The Holy Father identified four distinctively American sins: materialism, “privatized religion,” false individualism, and relativism. Today, let’s focus on the temptation of privatized religion.
Now, before we expose the fallacy, let’s acknowledge this: Every individual person is indeed free before God. No one can compel anyone else to believe anything. Our friendship with God arises from the depths of our souls—the most intimate, interior part of who we are. There is, in fact, something, uniquely private about religion.
Nonetheless: This personal, private part of religion is not the whole story. Religion is fundamentally a matter of objective truth. There is one God, and none of us are Him.
The one true God of all creation sent His one Son into the world to be the Savior of the entire human race. Christ founded one Church. The Church of Christ has one supreme pastor. There is one true religion, which God Himself gave us to follow. And the true religion governs us in public, as well as in private.
Here is how the Pope put it:
Any tendency to treat religion as a private matter must be resisted. Only when their faith permeates every aspect of their lives do Christians become truly open to the transforming power of the Gospel…
God is preparing a new springtime for Christianity. What is needed above all, at this time in the history of the Church in America, is a renewal of apostolic zeal.
In our country, we have fallen into the trap of thinking that it is not “nice” to assert that one religion is true and that the truth makes demands on us in every sphere of life. Instead of standing up for truth, we have a collection of meaningless bromides that we use to avoid debating theology, like:
“It doesn’t matter. We all worship the same God.”
Or: So-and-so joined the church “that works for him” or “that meets his needs,” or “where he feels comfortable.”
Or: “In religion the important thing is to be true to yourself.”
All of these are nonsense, because there isn’t a god for every individual person. There is only One. Our duty is to seek the truth about Him, and to cling to it once we have found it.
The American fallacy of privatized religion is what has given rise to the idea of religious ‘denominations.’
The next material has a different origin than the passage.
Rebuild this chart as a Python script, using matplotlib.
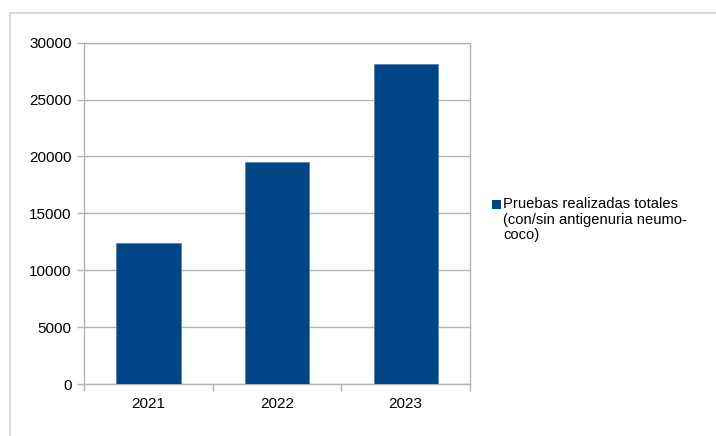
import matplotlib.pyplot as plt
from matplotlib.patches import Rectangle

years = ['2021', '2022', '2023']
pruebas = [12350, 19550, 28100]
yticks = [0, 5000, 10000, 15000, 20000, 25000, 30000]
legend_label = 'Pruebas realizadas totales\n(con/sin antigenuria neumo-\ncoco)'

plt.rcParams['font.family'] = ['Liberation Sans', 'DejaVu Sans']
fig = plt.figure(figsize=(7.16, 4.36), dpi=100)

# marco gris del grafico (solo se ven los bordes superior e izquierdo)
fig.patches.append(Rectangle((10/716, -0.2), 1.2, 0.2 + (436-13)/436, transform=fig.transFigure,
                             fill=False, edgecolor='#dadada', linewidth=1.5))

ax = fig.add_axes([84/716, (436-384)/436, (470-84)/716, (384-42.7)/436])
x = range(len(years))
ax.bar(x, pruebas, width=0.5, color='#004586', edgecolor='#5b80ad', linewidth=0.6, zorder=3)

ax.set_xlim(-0.5, 2.5)
ax.set_ylim(0, 30000)
ax.set_yticks(yticks)
ax.set_yticklabels([str(v) for v in yticks], fontsize=11)
ax.set_xticks(list(x))
ax.set_xticklabels(years, fontsize=11)
ax.set_xticks([-0.5, 0.5, 1.5, 2.5], minor=True)
ax.tick_params(axis='x', which='major', length=0, pad=9)
ax.tick_params(axis='x', which='minor', length=5, color='#b3b3b3', width=1)
ax.tick_params(axis='y', length=5, color='#b3b3b3', width=1, pad=4)
ax.grid(axis='y', color='#b3b3b3', linewidth=1, zorder=0)
for s in ax.spines.values():
    s.set_color('#b3b3b3')
    s.set_linewidth(1)

# leyenda
fig.patches.append(Rectangle((491.5/716, (436-209.5)/436), 9/716, 9/436, transform=fig.transFigure,
                             facecolor='#004586', edgecolor='none'))
fig.text(503/716, (436-197)/436, legend_label, fontsize=10.6, va='top', ha='left',
         linespacing=1.15)

fig.savefig('out.png', dpi=100)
Don’t get me wrong: we love and respect our Protestant and Orthodox brethren. We acknowledge all baptized people as Christians.
But there is only one Church. Christ founded one Church. He shepherds one Church.
The disagreements which produced the various denominations are important. It is not ‘ecumenical’ to pretend that the disputed points—for which our ancestors were willing to die—don’t matter. Religious ignorance is not ecumenical. What is truly ecumenical is to make the effort to study and understand the important questions so that educated discussion is possible.
Of course, any baptized person can sin against the unity of the Church. We Catholics sin against the unity of the Church all the time—by failing to live in the truth.
So let us repent of our sins and dedicate ourselves to the cause of truth. God has a plan to gather everyone into His Church. Let us each do our part to see that this plan is fulfilled. Catholics, let’s go public.
The Latin Patriarch of Jerusalem is the chief shepherd of Roman Catholics in the Holy Land.
The Basilica of the Nativity in Bethlehem, which houses the grotto where our Lord was born, is under the control of the Orthodox. A Catholic basilica, the church of St. Catharine, shares a wall with the ancient Nativity church.
The Church of St. Catharine houses the grotto where St. Jerome labored for years to translate the Holy Scriptures. The underground walkway between the two grottoes is sealed off by a locked gate, separating Orthodox territory from Catholic territory.
In his time, St Jerome could walk just a few feet from his study to pray at the place where Christ was born.
Now there is only one man who can do that, and he can only do it once a year. The man is the Latin Patriarch and the time is at midnight on Christmas Eve.